CHALLENGE:
Leave out the pictures, and write out exactly the lines from the beginning of the material to the line holding "smalltext] (acc4) at", that line included, and nothing else.

ENTRIES:
***
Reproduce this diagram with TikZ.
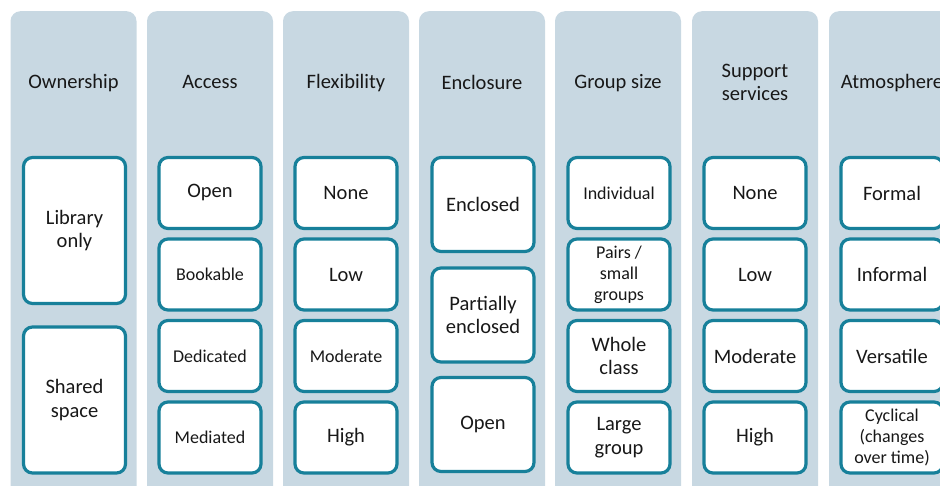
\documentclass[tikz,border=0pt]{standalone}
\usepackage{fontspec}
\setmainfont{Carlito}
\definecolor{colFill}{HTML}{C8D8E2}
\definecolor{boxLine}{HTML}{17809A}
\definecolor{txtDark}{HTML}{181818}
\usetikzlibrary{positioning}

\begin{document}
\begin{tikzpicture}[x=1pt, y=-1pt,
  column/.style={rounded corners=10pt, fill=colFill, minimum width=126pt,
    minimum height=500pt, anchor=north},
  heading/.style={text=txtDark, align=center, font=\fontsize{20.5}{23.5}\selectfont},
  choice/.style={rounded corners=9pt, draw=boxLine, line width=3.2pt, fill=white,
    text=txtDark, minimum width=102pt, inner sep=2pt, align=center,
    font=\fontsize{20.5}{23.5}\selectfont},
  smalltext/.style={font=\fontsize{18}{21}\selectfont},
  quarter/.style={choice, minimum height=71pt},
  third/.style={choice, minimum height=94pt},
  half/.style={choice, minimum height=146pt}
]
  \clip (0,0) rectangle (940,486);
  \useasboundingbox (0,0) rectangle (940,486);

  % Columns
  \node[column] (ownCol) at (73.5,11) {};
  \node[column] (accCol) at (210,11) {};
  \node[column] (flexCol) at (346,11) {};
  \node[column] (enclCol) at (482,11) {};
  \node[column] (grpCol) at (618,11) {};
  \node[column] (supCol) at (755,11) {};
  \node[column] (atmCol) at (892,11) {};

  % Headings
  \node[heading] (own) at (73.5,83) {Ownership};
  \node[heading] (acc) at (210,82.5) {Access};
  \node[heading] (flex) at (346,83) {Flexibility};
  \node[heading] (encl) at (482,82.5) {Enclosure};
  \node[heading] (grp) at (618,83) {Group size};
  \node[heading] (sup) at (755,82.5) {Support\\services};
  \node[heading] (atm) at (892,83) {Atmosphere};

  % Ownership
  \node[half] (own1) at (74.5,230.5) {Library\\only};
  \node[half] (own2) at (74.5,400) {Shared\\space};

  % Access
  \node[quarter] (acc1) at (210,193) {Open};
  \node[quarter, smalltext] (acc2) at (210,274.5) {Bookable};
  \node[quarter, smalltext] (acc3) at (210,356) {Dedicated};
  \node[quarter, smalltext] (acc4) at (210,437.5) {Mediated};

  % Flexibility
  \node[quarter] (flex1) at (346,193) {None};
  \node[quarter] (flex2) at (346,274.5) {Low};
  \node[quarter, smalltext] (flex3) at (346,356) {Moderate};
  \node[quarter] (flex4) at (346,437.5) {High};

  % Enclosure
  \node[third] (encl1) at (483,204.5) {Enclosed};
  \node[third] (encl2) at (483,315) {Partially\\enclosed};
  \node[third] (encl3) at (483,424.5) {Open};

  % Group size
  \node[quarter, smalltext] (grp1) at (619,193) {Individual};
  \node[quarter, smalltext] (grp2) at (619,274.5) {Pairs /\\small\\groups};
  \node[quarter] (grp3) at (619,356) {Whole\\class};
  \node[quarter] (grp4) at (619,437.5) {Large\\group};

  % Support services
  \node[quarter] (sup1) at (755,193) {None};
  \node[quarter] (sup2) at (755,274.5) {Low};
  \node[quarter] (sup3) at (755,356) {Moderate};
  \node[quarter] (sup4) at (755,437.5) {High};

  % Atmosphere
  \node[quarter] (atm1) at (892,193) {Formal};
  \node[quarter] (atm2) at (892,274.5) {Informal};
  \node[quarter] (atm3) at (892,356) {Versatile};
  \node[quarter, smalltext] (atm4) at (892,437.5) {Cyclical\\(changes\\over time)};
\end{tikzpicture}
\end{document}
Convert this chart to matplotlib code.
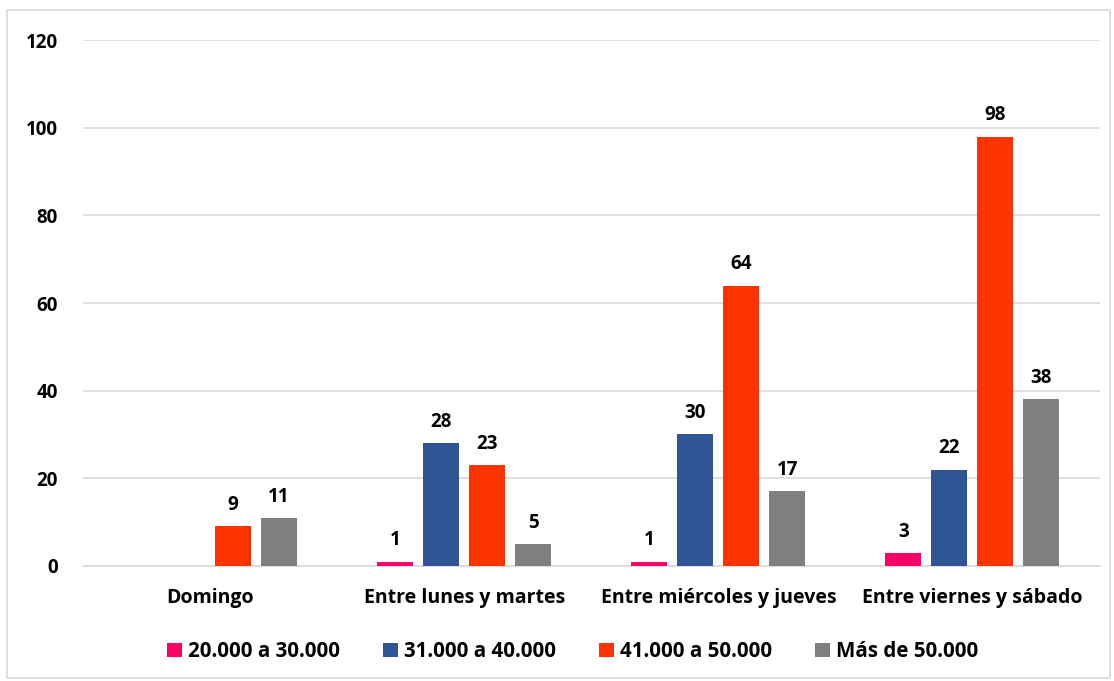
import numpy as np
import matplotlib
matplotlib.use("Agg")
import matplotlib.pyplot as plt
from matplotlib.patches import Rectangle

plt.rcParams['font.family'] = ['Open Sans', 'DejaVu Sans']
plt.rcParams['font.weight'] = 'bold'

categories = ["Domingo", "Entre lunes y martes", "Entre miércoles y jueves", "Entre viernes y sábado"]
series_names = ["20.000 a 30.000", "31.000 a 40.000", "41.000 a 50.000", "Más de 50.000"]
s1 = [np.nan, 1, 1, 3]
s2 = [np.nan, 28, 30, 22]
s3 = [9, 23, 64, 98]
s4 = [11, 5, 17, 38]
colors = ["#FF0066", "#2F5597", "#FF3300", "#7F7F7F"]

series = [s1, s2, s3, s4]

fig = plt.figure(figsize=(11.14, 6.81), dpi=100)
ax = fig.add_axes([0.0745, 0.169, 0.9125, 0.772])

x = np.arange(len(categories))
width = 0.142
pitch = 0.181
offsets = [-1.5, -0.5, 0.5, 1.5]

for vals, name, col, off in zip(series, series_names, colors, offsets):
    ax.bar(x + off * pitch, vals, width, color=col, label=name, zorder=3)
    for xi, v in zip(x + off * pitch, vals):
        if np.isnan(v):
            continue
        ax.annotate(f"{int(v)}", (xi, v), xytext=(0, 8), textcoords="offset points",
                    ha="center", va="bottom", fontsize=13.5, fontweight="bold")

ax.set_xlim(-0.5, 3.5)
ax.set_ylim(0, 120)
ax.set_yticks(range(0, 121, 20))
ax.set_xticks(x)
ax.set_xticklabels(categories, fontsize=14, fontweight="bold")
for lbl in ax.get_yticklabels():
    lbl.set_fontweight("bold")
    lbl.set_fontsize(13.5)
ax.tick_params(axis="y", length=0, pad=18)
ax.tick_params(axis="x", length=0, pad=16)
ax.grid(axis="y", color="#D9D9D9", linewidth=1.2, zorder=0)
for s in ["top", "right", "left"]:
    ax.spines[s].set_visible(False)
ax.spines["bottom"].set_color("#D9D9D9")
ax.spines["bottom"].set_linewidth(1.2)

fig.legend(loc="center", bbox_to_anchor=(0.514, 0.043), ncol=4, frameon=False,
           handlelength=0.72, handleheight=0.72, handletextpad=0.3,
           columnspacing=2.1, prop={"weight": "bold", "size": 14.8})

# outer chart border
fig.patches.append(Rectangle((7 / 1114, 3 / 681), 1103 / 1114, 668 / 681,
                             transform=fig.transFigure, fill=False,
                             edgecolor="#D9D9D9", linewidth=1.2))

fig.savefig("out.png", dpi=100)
***
ANSWER BELOW:
Reproduce this diagram with TikZ.
\documentclass[tikz,border=0pt]{standalone}
\usepackage{fontspec}
\setmainfont{Carlito}
\definecolor{colFill}{HTML}{C8D8E2}
\definecolor{boxLine}{HTML}{17809A}
\definecolor{txtDark}{HTML}{181818}
\usetikzlibrary{positioning}

\begin{document}
\begin{tikzpicture}[x=1pt, y=-1pt,
  column/.style={rounded corners=10pt, fill=colFill, minimum width=126pt,
    minimum height=500pt, anchor=north},
  heading/.style={text=txtDark, align=center, font=\fontsize{20.5}{23.5}\selectfont},
  choice/.style={rounded corners=9pt, draw=boxLine, line width=3.2pt, fill=white,
    text=txtDark, minimum width=102pt, inner sep=2pt, align=center,
    font=\fontsize{20.5}{23.5}\selectfont},
  smalltext/.style={font=\fontsize{18}{21}\selectfont},
  quarter/.style={choice, minimum height=71pt},
  third/.style={choice, minimum height=94pt},
  half/.style={choice, minimum height=146pt}
]
  \clip (0,0) rectangle (940,486);
  \useasboundingbox (0,0) rectangle (940,486);

  % Columns
  \node[column] (ownCol) at (73.5,11) {};
  \node[column] (accCol) at (210,11) {};
  \node[column] (flexCol) at (346,11) {};
  \node[column] (enclCol) at (482,11) {};
  \node[column] (grpCol) at (618,11) {};
  \node[column] (supCol) at (755,11) {};
  \node[column] (atmCol) at (892,11) {};

  % Headings
  \node[heading] (own) at (73.5,83) {Ownership};
  \node[heading] (acc) at (210,82.5) {Access};
  \node[heading] (flex) at (346,83) {Flexibility};
  \node[heading] (encl) at (482,82.5) {Enclosure};
  \node[heading] (grp) at (618,83) {Group size};
  \node[heading] (sup) at (755,82.5) {Support\\services};
  \node[heading] (atm) at (892,83) {Atmosphere};

  % Ownership
  \node[half] (own1) at (74.5,230.5) {Library\\only};
  \node[half] (own2) at (74.5,400) {Shared\\space};

  % Access
  \node[quarter] (acc1) at (210,193) {Open};
  \node[quarter, smalltext] (acc2) at (210,274.5) {Bookable};
  \node[quarter, smalltext] (acc3) at (210,356) {Dedicated};
  \node[quarter, smalltext] (acc4) at (210,437.5) {Mediated};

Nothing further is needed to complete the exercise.